Виктор Мараховский, для РИА Новости
Опубликованная в начале апреля информация НИИ статистики Росстата о том, что 75% наемных работников в России находятся "у черты бедности", породила довольно оживленный отклик в СМИ. Напомним: по данным завсектором статистики труда, занятости и рынка рабочей силы НИИ Любови Уманец, примерно 10,7% работников в стране живут в нищете, еще 27,5% — в бедности, 37% несколько приподняты над бедностью, но до среднего класса не дотягивают.
Понятно, что именно эту концепцию эффективно критикуют оппозиционные СМИ. К росту числа "работающих бедных" и некоторому сокращению среднего класса (с 15,5% в 2013 году до 12,7% в 2016-м) они прибавляют сокращение числа медучреждений и бесплатных услуг в них, сокращение числа учебных заведений и бюджетных мест. На выходе получается картина, не слишком напоминающая государство благосостояния.
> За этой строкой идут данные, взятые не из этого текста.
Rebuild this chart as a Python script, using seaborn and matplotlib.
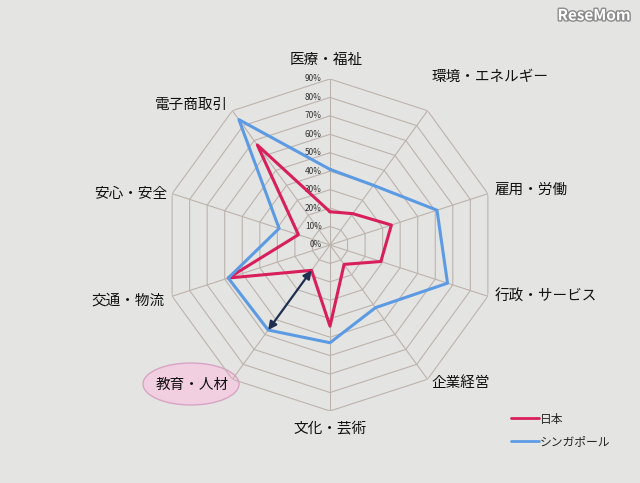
import numpy as np
import pandas as pd
import matplotlib
matplotlib.use("Agg")
import matplotlib.pyplot as plt
import matplotlib.patheffects as pe
from matplotlib.patches import Ellipse
import seaborn as sns

# chart data (percent)
categories = ["医療・福祉", "環境・エネルギー", "雇用・労働", "行政・サービス", "企業経営",
              "文化・芸術", "教育・人材", "交通・物流", "安心・安全", "電子商取引"]
japan = [18, 21, 35, 29, 13, 44, 17, 58, 18, 67]
singapore = [41, 40, 61, 67, 42, 53, 57, 58, 29, 84]
series_names = ["日本", "シンガポール"]
ring_values = [0, 10, 20, 30, 40, 50, 60, 70, 80, 90]

sns.set_theme(style="white")
plt.rcParams["font.family"] = ["Noto Sans CJK JP", "DejaVu Sans"]

n = len(categories)
angles = np.linspace(0, 2 * np.pi, n, endpoint=False)

rows = []
for name, vals in zip(series_names, [japan, singapore]):
    for a, v in zip(list(angles) + [2 * np.pi], vals + [vals[0]]):
        rows.append({"angle": a, "value": v, "country": name})
df = pd.DataFrame(rows)

bg = "#e4e4e2"
fig = plt.figure(figsize=(6.4, 4.83), dpi=100, facecolor=bg)
ax = fig.add_axes([0.5156 - 0.2594, 0.4928 - 0.3437, 0.5188, 0.6874], projection="polar")
ax.set_facecolor("none")
ax.set_theta_zero_location("N")
ax.set_theta_direction(-1)
ax.set_ylim(0, 90)
ax.grid(False)
ax.spines["polar"].set_visible(False)
ax.set_xticks([])
ax.set_yticks([])

# polygon grid + spokes
grid_col = "#bdb3ad"
closed = np.append(angles, 2 * np.pi)
for r in ring_values[1:]:
    ax.plot(closed, [r] * (n + 1), color=grid_col, lw=0.8, zorder=1)
for a in angles:
    ax.plot([a, a], [0, 90], color=grid_col, lw=0.8, zorder=1)

# ring labels
for r in ring_values:
    ax.annotate(f"{r}%", xy=(0, r), xytext=(-8, 0), textcoords="offset pixels",
                ha="right", va="center", fontsize=6, color="#333333")

palette = {"日本": "#d81e5b", "シンガポール": "#5c9be4"}
sns.lineplot(data=df, x="angle", y="value", hue="country", palette=palette,
             sort=False, estimator=None, lw=2.2, ax=ax, legend=False, zorder=3)

# category labels
offsets = [(-4, 19, "center"), (4, 34, "left"), (7, 4, "left"), (7, -1, "left"),
           (4, -4, "left"), (0, -17, "center"), (-4, -6, "right"), (-8, -4, "right"),
           (-5, 0, "right"), (-4, 6, "right")]
for a, lab, (dx, dy, ha) in zip(angles, categories, offsets):
    ax.annotate(lab, xy=(a, 90), xytext=(dx, dy), textcoords="offset pixels",
                ha=ha, va="center", fontsize=10.5, color="#111111", zorder=5)

# highlight ellipse behind 教育・人材
ell = Ellipse((191 / 640, 1 - 384 / 483), 96 / 640, 42 / 483,
              transform=fig.transFigure, facecolor="#f1cfe1",
              edgecolor="#d8a4c4", lw=1.0, zorder=0.5, clip_on=False)
ax.add_artist(ell)

# arrow between the two 教育・人材 points
i = categories.index("教育・人材")
ax.annotate("", xy=(angles[i], singapore[i]), xytext=(angles[i], japan[i]),
            arrowprops=dict(arrowstyle="<|-|>", color="#1f2f4f", lw=1.6,
                            mutation_scale=12, shrinkA=0, shrinkB=0), zorder=6)

# legend
handles = [plt.Line2D([], [], color=palette[s], lw=2) for s in series_names]
fig.legend(handles, series_names, loc="upper left", bbox_to_anchor=(500 / 640, 1 - 402 / 483),
           frameon=False, fontsize=8.5, handlelength=2.4, handletextpad=0.1, labelspacing=0.8)

fig.text(0.985, 0.985, "ReseMom", ha="right", va="top", fontsize=11, color="white",
         fontweight="bold", path_effects=[pe.withStroke(linewidth=2, foreground="#8a8a8a")])

fig.savefig("out.png", dpi=100, facecolor=bg)
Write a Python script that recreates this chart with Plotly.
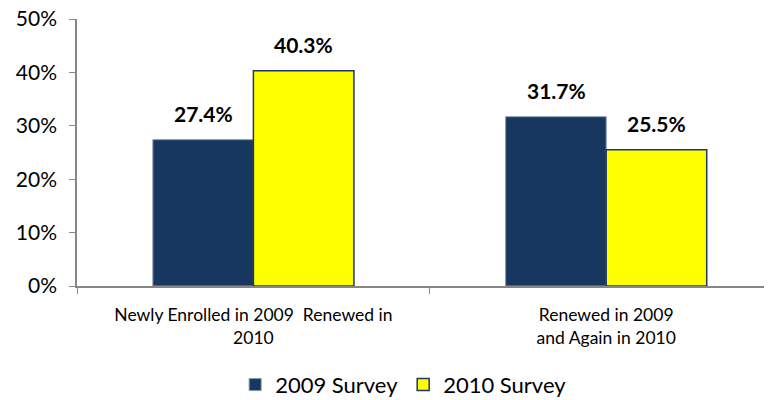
import plotly.graph_objects as go

categories = ["Newly Enrolled in 2009  Renewed in<br>2010", "Renewed in 2009<br>and Again in 2010"]
survey_2009 = [0.274, 0.317]
survey_2010 = [0.403, 0.255]
series_names = ["2009 Survey", "2010 Survey"]
y_ticks = [0, 0.1, 0.2, 0.3, 0.4, 0.5]

font_family = "Lato"
navy = "#17375E"
yellow = "#FFFF00"

fig = go.Figure()
fig.add_trace(
    go.Bar(
        x=categories,
        y=survey_2009,
        name=series_names[0],
        marker=dict(color=navy, line=dict(color="#8497B0", width=1)),
    )
)
fig.add_trace(
    go.Bar(
        x=categories,
        y=survey_2010,
        name=series_names[1],
        marker=dict(color=yellow, line=dict(color="#1F3864", width=1.5)),
    )
)

# value labels above each bar
for values, shift in [(survey_2009, -50), (survey_2010, 50)]:
    for cat, v in zip(categories, values):
        fig.add_annotation(
            x=cat,
            y=v,
            xshift=shift,
            yshift=12,
            yanchor="bottom",
            text=f"<b>{v * 100:.1f}%</b>",
            showarrow=False,
            font=dict(family=font_family, size=21, color="black"),
        )

# the page body adds an 8px margin, so the figure is 8px smaller on each side
fig.update_layout(
    width=764,
    height=392,
    margin=dict(l=69, r=0, t=11, b=114, autoexpand=False),
    plot_bgcolor="white",
    paper_bgcolor="white",
    barmode="group",
    bargap=0.43,
    bargroupgap=0,
    font=dict(family=font_family, size=17, color="black"),
    showlegend=True,
    legend=dict(
        orientation="h",
        x=0.47,
        xanchor="center",
        y=-0.37,
        yanchor="middle",
        font=dict(family=font_family, size=22, color="black"),
        itemwidth=30,
        traceorder="normal",
    ),
    xaxis=dict(
        type="category",
        range=[-0.5, 1.47],
        automargin=False,
        showline=True,
        linecolor="#868686",
        linewidth=1.5,
        ticks="outside",
        tickson="boundaries",
        ticklen=6,
        tickcolor="#868686",
        ticklabelstandoff=12,
        tickfont=dict(family=font_family, size=17.5),
    ),
    yaxis=dict(
        range=[0, 0.5],
        automargin=False,
        tickvals=y_ticks,
        tickformat=".0%",
        ticklabeloverflow="allow",
        showgrid=False,
        zeroline=False,
        showline=True,
        linecolor="#868686",
        linewidth=1.5,
        ticks="outside",
        ticklen=6,
        tickcolor="#868686",
        ticklabelstandoff=8,
        tickfont=dict(family=font_family, size=21),
    ),
)

fig.write_html("out.html")
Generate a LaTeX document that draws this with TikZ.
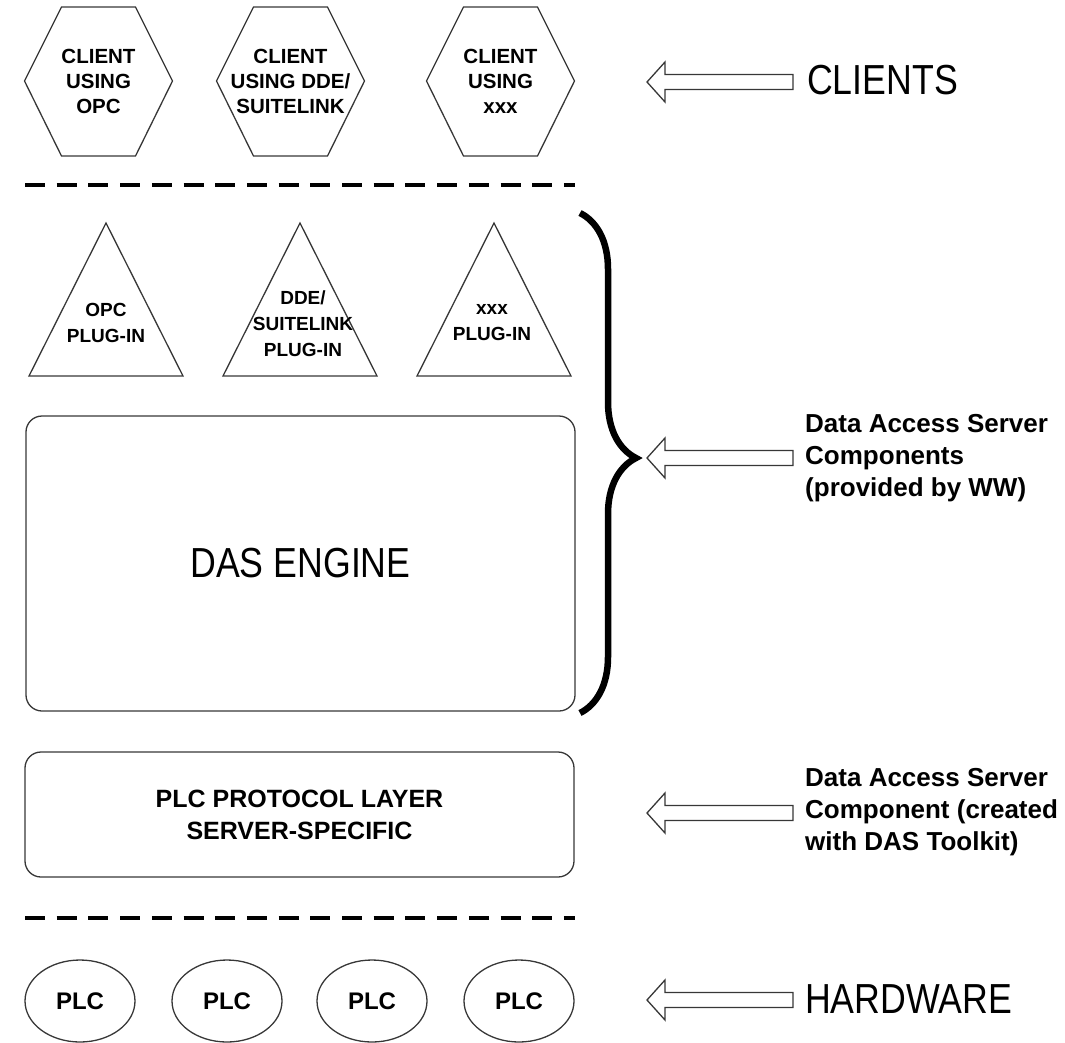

Иными словами, у критиков речь идет не о том, как сшить социальную пропасть или победить растущее неравенство, а о том, какие механизмы используются в передовых странах, чтобы это неравенство "обезболить".
И вот на этом месте начинается самое интересное. Потому что бедность критиками сегодня рассматривается как константа, которая всегда будет здесь. Справедливость же, по их версии, должна состоять в том, чтобы нищебродили не люди с образованием, а пьющие малоспособные грузчики и продавщицы. И чтобы даже эта серая масса имела свои продуктовые талоны и больницы для бедных. Как-то так.
За кризисное десятилетие концепция, как видим, поменялась. И она сквозит сегодня в большинстве тематических публикаций. Перетащить всех в "мидлы" не получилось — и вряд ли получится. Да и вообще "средний класс" — это был скорее бренд, чем стандарт. И его время, возможно, уже прошло.
Практически во всем мире, от Африки до США и от Австралии до Латинской Америки, мы который год видим, как доходы переползают с нижних этажей социальной лестницы на верхние. И уже который год это именуют "главной глобальной проблемой", и уже который год эта проблема усугубляется.
При этом нельзя сказать, что прогресс и технологии совсем уж ничего не дали.
Хуже обстоят дела с той версией социальной справедливости, которая предполагает для граждан свободу выбора судьбы. Тут прогресс как-то меньше заметен, а местами наблюдается даже регресс.
Так, последние публикации старейшего медицинского журнала Lancet показывают, что в США с 1970-х годов наблюдается расширение пропасти в продолжительности жизни между бедными и богатыми. Сейчас самый бедный процент американцев живет почти на 15 лет меньше, чем самый богатый процент (нищие пьют и колются, но фокус в том, что завоевания медицины год за годом все лучше обслуживают сверхбогатых, но не сверхбедных). Более того, как показала статистика, в целом в США в 2015 году впервые с 1993-го, то есть в первый раз за 22 года, упала средняя ожидаемая продолжительность жизни, а в среде "белого среднего класса среднего возраста" внезапно зафиксирован всплеск смертности — главным образом от алкоголизма и суицидов. Это уже говорит о том, что тенденция пошла не "на растяжение", а "на разрыв".
При этом в том же 2015 году средний класс (в той его версии, которую практикуют в США) впервые перестал быть большинством населения, скатившись ниже отметки в 50%. Правда, хитрым статистическим путем было показано, что лишь треть покинувших мидл-класс обеднели, в то время как две трети разбогатели. Но это слабое утешение при общей картине социальной поляризации.
Ну и еще нарисовалась одна интересная тенденция. Беднеющее мировое большинство год за годом все меньше имеет доступ к такому затратному жизненному сервису, как семья. Число граждан передовых ли, отстающих ли стран, состоящих в браке, непрерывно падает. Количество детей у них тоже меньше — причем в передовых странах оно давно уже ниже уровня воспроизводства. Зато богатеющее мировое меньшинство, "золотой процент", — женится и размножается вполне эффективно.
Я это все к чему. Мировая болезнь социального разрыва протекает в нашей стране, безусловно, острее и болезненней, чем в так называемых передовых государствах.
Но искать там лекарство бессмысленно. У них его нет.